L'Afrique se préservera-t-elle de l'Asie

L'insidieuse tentation asiatique

Russes et Américains mènent grand bruit. Les asiatiques sont plus discrets, peut-être parce que leurs ambitions sont plus précises. De-ci, de-là, ils font miroiter l'espoir d'impossibles investissements, mais avec ténacité ils cherchent surtout à prendre des positions commerciales : en attendant mieux, sans doute. Or de tous les périls qui menacent les jeunes indépendances africaines, l'Asie représente le principal. Nous ne parlons pas tant des missions plus ou moins officielles, telle une mission de Hong Kong qu'au cours d'un voyage nous avons rencontrée d'étape en étape. Elle parlait de créer des usines, mais en important de la main-d’œuvre chinoise. Les Africains ne s'y sont pas laissés prendre. Nous ne parlons même pas des missions commerciales japonaises en septembre puis en décembre 1960. Les Asiatiques, encore une fois toujours discrets, comptent surtout sur l'attrait de leurs produits dont des salaires de famine permettent les bas prix.
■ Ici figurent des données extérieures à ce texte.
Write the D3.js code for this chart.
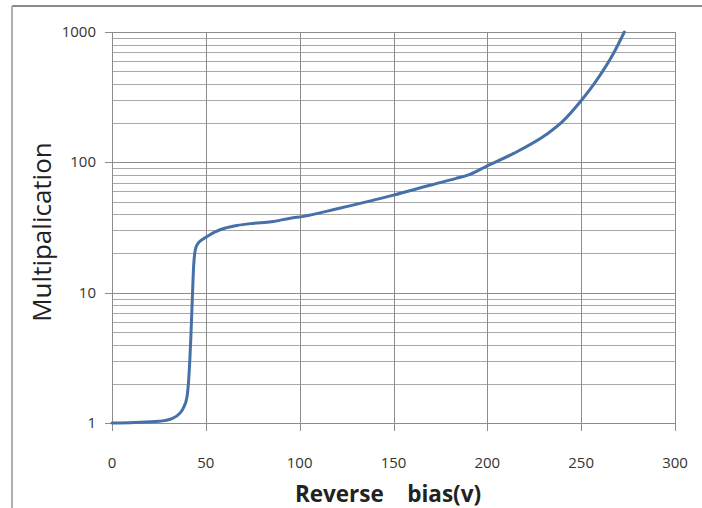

Pour les Africains, la tentation est forte. Le niveau de vie de leur population est bas, et le souci de le relever anime tous les gouvernements. Malheureusement, si des importations à bas prix peuvent dégrader les prix au stade industriel, et nous allons y revenir, les populations n'en bénéficieront que peu ou prou. Rendues sur les marchés après toute une série d'intermédiaires et de revendeurs, dont les bénéfices croîtront d'autant, elles s'aligneront sur les prix européens. Mais nous l'avons dit, au stade industriel les marchés se dégraderont. Autant dire que si ces importations se multiplient, l'Afrique verra péricliter ses industries que leur nouveauté rend fragile et les investisseurs seront découragés. Les répercussions peuvent être encore plus profondes. Sans la contrepartie que représentent des débouchés privilégiés, français ou européens, dont contre le cartiérisme ambiant les sentiments ont besoin d'être stimulés, se décourageront d'aider l'Afrique. À la limite, celle-ci se condamnera au rôle de fournisseur de matières premières agricoles toujours difficiles à placer, tandis qu'elle importera toujours les produits manufacturés. Un pacte colonial obscur et sournois sera souscrit, dont cette fois-ci l'Asie sera « la » bénéficiaire.

Ce risque, heureusement, les Africains d'expression française – nous n'en dirions pas autant du Ghana – l'ont spontanément aperçu. Ils ont d'instinct réagi, établissant des plafonds aux importations asiatiques. L'Afrique d'expression française comme Madagascar ont prouvé que leur maturité n'était pas seulement politique, mais économique.